Feline Veterinary Medical Association
FeVMA President Dr. Ashlie Saffire: “Cook meat thoroughly before feeding it to cats and avoid giving them raw meat-based treats or food.” FeVMA also recommends keeping cats indoors and away from wild birds and livestock as independent precautions.
Food and Drug Administration
The FDA stated: “Cats are particularly vulnerable to this virus, which can cause subtle initial symptoms but progress rapidly, often resulting in death within 24 hours.” The January 2025 directive explicitly requires raw pet food manufacturers to treat H5N1 as a known hazard in food safety planning.
Oregon Department of Agriculture
State Veterinarian Dr. Ryan Scholz confirmed genomic proof linking the raw food to the cat’s death. ODA stated: “This case reminds us that feeding raw meat products to pets or consuming them yourself can lead to severe illness. Raw meat may contain harmful pathogens, including Salmonella, Listeria, E. coli, and H5N1.”

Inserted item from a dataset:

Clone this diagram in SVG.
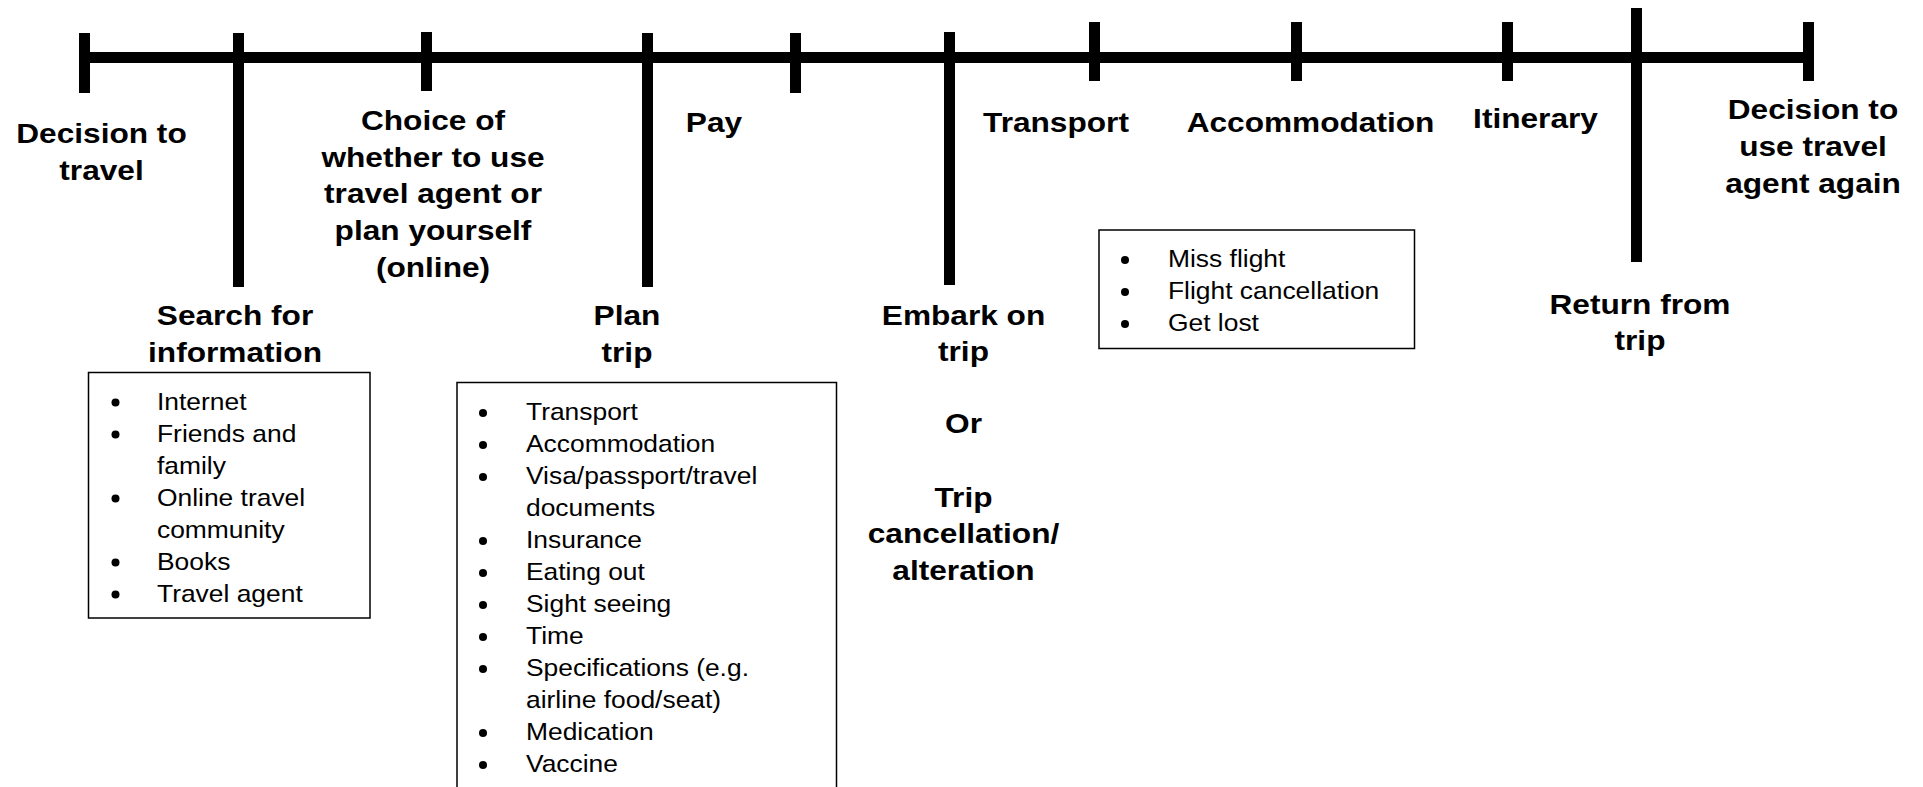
<svg xmlns="http://www.w3.org/2000/svg" width="1923" height="787" viewBox="0 0 1923 787">
<style>
.tick{fill:#000}
.lbl{font-family:"Liberation Sans",Arial,sans-serif;font-weight:bold;font-size:28px;text-anchor:middle;fill:#000}
.li{font-family:"Liberation Sans",Arial,sans-serif;font-size:24px;fill:#000}
.box{fill:#fff;stroke:#000;stroke-width:1.5}
.dot{fill:#000}
</style>
<rect width="1923" height="787" fill="#fff"/>
<g id="connectors">
<rect class="tick" x="79" y="52" width="1735" height="11"/>
</g>
<g id="n-decision">
<rect class="tick" x="79" y="33" width="11" height="60"/>
<text class="lbl" transform="matrix(1.13,0,0,1,101.5,0)"><tspan x="0" y="143">Decision to</tspan><tspan x="0" y="180">travel</tspan></text>
</g>
<g id="n-search">
<rect class="tick" x="233" y="33" width="11" height="254"/>
<text class="lbl" transform="matrix(1.13,0,0,1,235,0)"><tspan x="0" y="325">Search for</tspan><tspan x="0" y="362">information</tspan></text>
<rect class="box" x="88.5" y="372.5" width="281.5" height="245.5"/>
<g class="dot"><circle cx="115.5" cy="402.5" r="4"/><circle cx="115.5" cy="434.5" r="4"/><circle cx="115.5" cy="498.5" r="4"/><circle cx="115.5" cy="562.5" r="4"/><circle cx="115.5" cy="594.5" r="4"/></g>
<text class="li" transform="matrix(1.1,0,0,1,157,0)"><tspan x="0" y="410">Internet</tspan><tspan x="0" y="442">Friends and</tspan><tspan x="0" y="474">family</tspan><tspan x="0" y="506">Online travel</tspan><tspan x="0" y="538">community</tspan><tspan x="0" y="570">Books</tspan><tspan x="0" y="602">Travel agent</tspan></text>
</g>
<g id="n-choice">
<rect class="tick" x="421" y="32" width="11" height="59"/>
<text class="lbl" transform="matrix(1.13,0,0,1,433,0)"><tspan x="0" y="130">Choice of</tspan><tspan x="0" y="167">whether to use</tspan><tspan x="0" y="203">travel agent or</tspan><tspan x="0" y="240">plan yourself</tspan><tspan x="0" y="277">(online)</tspan></text>
</g>
<g id="n-plan">
<rect class="tick" x="642" y="33" width="11" height="254"/>
<text class="lbl" transform="matrix(1.13,0,0,1,627,0)"><tspan x="0" y="325">Plan</tspan><tspan x="0" y="362">trip</tspan></text>
<rect class="box" x="457" y="382.5" width="379.5" height="420"/>
<g class="dot"><circle cx="483" cy="413" r="4"/><circle cx="483" cy="445" r="4"/><circle cx="483" cy="477" r="4"/><circle cx="483" cy="541" r="4"/><circle cx="483" cy="573" r="4"/><circle cx="483" cy="605" r="4"/><circle cx="483" cy="637" r="4"/><circle cx="483" cy="669" r="4"/><circle cx="483" cy="733" r="4"/><circle cx="483" cy="765" r="4"/></g>
<text class="li" transform="matrix(1.1,0,0,1,526,0)"><tspan x="0" y="420">Transport</tspan><tspan x="0" y="452">Accommodation</tspan><tspan x="0" y="484">Visa/passport/travel</tspan><tspan x="0" y="516">documents</tspan><tspan x="0" y="548">Insurance</tspan><tspan x="0" y="580">Eating out</tspan><tspan x="0" y="612">Sight seeing</tspan><tspan x="0" y="644">Time</tspan><tspan x="0" y="676">Specifications (e.g.</tspan><tspan x="0" y="708">airline food/seat)</tspan><tspan x="0" y="740">Medication</tspan><tspan x="0" y="772">Vaccine</tspan></text>
</g>
<g id="n-pay">
<rect class="tick" x="790" y="33" width="11" height="60"/>
<text class="lbl" transform="matrix(1.13,0,0,1,714,0)"><tspan x="0" y="132">Pay</tspan></text>
</g>
<g id="n-embark">
<rect class="tick" x="944" y="32" width="11" height="253"/>
<text class="lbl" transform="matrix(1.13,0,0,1,963.5,0)"><tspan x="0" y="325">Embark on</tspan><tspan x="0" y="361">trip</tspan><tspan x="0" y="433">Or</tspan><tspan x="0" y="507">Trip</tspan><tspan x="0" y="543">cancellation/</tspan><tspan x="0" y="580">alteration</tspan></text>
</g>
<g id="n-transport">
<rect class="tick" x="1089" y="22" width="11" height="59"/>
<text class="lbl" transform="matrix(1.13,0,0,1,1056,0)"><tspan x="0" y="132">Transport</tspan></text>
<rect class="box" x="1099" y="230" width="315.5" height="118.5"/>
<g class="dot"><circle cx="1125" cy="260" r="4"/><circle cx="1125" cy="292" r="4"/><circle cx="1125" cy="324" r="4"/></g>
<text class="li" transform="matrix(1.1,0,0,1,1168,0)"><tspan x="0" y="267">Miss flight</tspan><tspan x="0" y="299">Flight cancellation</tspan><tspan x="0" y="331">Get lost</tspan></text>
</g>
<g id="n-accommodation">
<rect class="tick" x="1291" y="22" width="11" height="59"/>
<text class="lbl" transform="matrix(1.13,0,0,1,1310.5,0)"><tspan x="0" y="132">Accommodation</tspan></text>
</g>
<g id="n-itinerary">
<rect class="tick" x="1502" y="22" width="11" height="59"/>
<text class="lbl" transform="matrix(1.13,0,0,1,1535.5,0)"><tspan x="0" y="128">Itinerary</tspan></text>
</g>
<g id="n-return">
<rect class="tick" x="1631" y="8" width="11" height="254"/>
<text class="lbl" transform="matrix(1.13,0,0,1,1640,0)"><tspan x="0" y="314">Return from</tspan><tspan x="0" y="350">trip</tspan></text>
</g>
<g id="n-again">
<rect class="tick" x="1803" y="22" width="11" height="59"/>
<text class="lbl" transform="matrix(1.13,0,0,1,1813,0)"><tspan x="0" y="119">Decision to</tspan><tspan x="0" y="156">use travel</tspan><tspan x="0" y="193">agent again</tspan></text>
</g>
</svg>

❓ Questions Raw Feeders Are Asking Right Now
❓ My brand tests for H5N1. Am I safe?
Brand-level testing offers some reassurance but is not a guarantee. The H5N1 situation in the U.S. poultry supply is dynamic. Testing at a single point in the supply chain does not cover all possible contamination windows. The FDA’s January 2025 directive obligates manufacturers to have systematic safety plans, not just one-time testing. Asking your brand directly for their current H5N1 HACCP protocols is reasonable — and if they cannot provide specifics, that is itself informative.
❓ Can I feed raw non-poultry protein during this outbreak?

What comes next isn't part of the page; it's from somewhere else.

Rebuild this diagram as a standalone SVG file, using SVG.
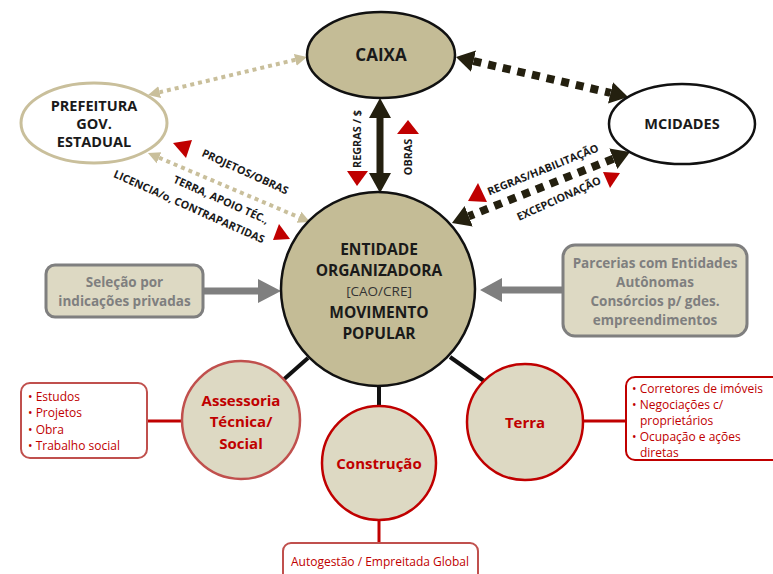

The AVMA and USDA advisories are primarily directed at raw poultry-based food, which represents the clearest documented risk pathway. Raw red meat (beef, lamb, rabbit) has not been directly linked to confirmed H5N1 feline cases in the U.S. However, most veterinary authorities recommend switching to commercially cooked food entirely during the current outbreak, citing the difficulty of controlling contamination risk at home.
❓ What about freeze-dried raw food?
Freeze-drying does not kill viruses or bacteria. Multiple veterinarians and Wisconsin’s Countryside Animal Clinic have explicitly noted that freeze-dried food should be treated with the same caution as fresh raw food for H5N1 risk purposes. The AVMA’s guidance encompasses freeze-dried formats under “raw meat-based treats or diets.”

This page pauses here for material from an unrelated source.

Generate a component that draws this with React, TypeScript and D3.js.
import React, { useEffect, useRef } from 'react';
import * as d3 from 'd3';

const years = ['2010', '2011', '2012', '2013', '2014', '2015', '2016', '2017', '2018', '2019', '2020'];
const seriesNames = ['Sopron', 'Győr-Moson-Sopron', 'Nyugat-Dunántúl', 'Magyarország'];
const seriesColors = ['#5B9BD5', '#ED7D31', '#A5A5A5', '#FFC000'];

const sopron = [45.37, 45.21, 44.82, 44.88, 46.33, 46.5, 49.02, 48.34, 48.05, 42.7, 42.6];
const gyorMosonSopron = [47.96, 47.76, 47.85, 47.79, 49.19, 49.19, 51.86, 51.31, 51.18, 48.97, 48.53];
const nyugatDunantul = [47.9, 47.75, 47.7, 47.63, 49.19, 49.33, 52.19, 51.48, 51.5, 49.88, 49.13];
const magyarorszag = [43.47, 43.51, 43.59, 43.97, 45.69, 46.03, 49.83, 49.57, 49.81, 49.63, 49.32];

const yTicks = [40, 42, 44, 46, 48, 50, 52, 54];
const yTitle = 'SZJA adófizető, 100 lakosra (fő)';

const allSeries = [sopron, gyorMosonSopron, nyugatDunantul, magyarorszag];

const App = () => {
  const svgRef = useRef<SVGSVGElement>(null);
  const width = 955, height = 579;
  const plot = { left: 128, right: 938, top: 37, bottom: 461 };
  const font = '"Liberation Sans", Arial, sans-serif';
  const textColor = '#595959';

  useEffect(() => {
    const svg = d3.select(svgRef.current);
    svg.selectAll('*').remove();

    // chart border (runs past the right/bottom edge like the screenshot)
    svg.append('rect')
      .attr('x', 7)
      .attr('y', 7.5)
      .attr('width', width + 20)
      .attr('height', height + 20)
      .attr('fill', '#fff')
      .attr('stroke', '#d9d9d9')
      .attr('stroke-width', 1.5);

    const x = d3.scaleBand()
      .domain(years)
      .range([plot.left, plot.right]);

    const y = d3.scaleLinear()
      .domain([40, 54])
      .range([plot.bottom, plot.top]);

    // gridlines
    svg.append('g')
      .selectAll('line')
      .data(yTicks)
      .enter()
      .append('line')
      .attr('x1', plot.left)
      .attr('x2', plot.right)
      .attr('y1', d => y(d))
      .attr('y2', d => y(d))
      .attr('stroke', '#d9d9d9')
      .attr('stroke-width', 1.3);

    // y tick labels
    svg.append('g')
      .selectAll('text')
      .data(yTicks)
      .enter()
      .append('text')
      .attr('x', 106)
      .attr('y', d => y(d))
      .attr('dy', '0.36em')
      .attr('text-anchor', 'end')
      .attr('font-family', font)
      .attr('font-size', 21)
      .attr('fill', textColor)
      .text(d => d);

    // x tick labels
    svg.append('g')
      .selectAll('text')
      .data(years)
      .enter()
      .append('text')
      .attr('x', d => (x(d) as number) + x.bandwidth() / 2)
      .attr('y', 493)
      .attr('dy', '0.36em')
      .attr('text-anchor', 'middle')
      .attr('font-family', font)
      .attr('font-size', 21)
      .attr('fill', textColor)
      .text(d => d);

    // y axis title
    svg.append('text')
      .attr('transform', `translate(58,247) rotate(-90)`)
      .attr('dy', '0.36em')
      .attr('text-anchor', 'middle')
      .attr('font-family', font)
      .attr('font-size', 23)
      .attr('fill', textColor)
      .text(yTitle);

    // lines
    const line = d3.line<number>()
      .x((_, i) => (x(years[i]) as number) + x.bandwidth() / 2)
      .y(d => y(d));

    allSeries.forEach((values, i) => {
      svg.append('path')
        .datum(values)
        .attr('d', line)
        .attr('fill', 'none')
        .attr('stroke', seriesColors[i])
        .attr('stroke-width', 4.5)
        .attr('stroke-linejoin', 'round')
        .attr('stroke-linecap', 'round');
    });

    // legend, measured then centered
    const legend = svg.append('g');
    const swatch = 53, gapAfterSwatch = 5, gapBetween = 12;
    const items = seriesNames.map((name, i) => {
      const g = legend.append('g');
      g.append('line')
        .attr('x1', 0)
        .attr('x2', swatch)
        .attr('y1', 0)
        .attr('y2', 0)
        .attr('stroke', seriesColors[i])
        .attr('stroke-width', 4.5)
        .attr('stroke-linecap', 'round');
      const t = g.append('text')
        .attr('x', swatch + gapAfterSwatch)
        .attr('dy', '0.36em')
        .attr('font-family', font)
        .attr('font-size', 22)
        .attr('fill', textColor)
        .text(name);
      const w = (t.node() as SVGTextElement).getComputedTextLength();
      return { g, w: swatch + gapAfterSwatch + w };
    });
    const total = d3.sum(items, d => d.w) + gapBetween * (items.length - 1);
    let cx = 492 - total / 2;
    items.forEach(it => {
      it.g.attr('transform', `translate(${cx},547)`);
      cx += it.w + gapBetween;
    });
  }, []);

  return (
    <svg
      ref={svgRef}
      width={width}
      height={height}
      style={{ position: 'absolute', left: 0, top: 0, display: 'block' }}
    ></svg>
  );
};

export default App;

❓ Is this the FDA taking sides against the raw food industry?
The January 2025 directive is a science-based response to confirmed cases of H5N1 transmission through raw pet food, documented by genomic sequencing. It is consistent with how the FDA has handled other known pathogen hazards (Salmonella, Listeria) in pet food. The directive does not ban raw food; it requires manufacturers to have safety plans that address the H5N1 hazard. This is a regulatory obligation, not a product prohibition.
❓ When will it be safe to resume raw feeding?
There is no authoritative timeline. The current H5N1 outbreak in U.S. poultry is ongoing and has not been brought to containment. The AVMA notes that recommendations may change as the situation evolves. Monitoring avma.org and cdc.gov/bird-flu regularly is the best way to stay current. Most veterinarians advise waiting until H5N1 is no longer endemic in the U.S. commercial poultry supply before resuming raw poultry-based diets.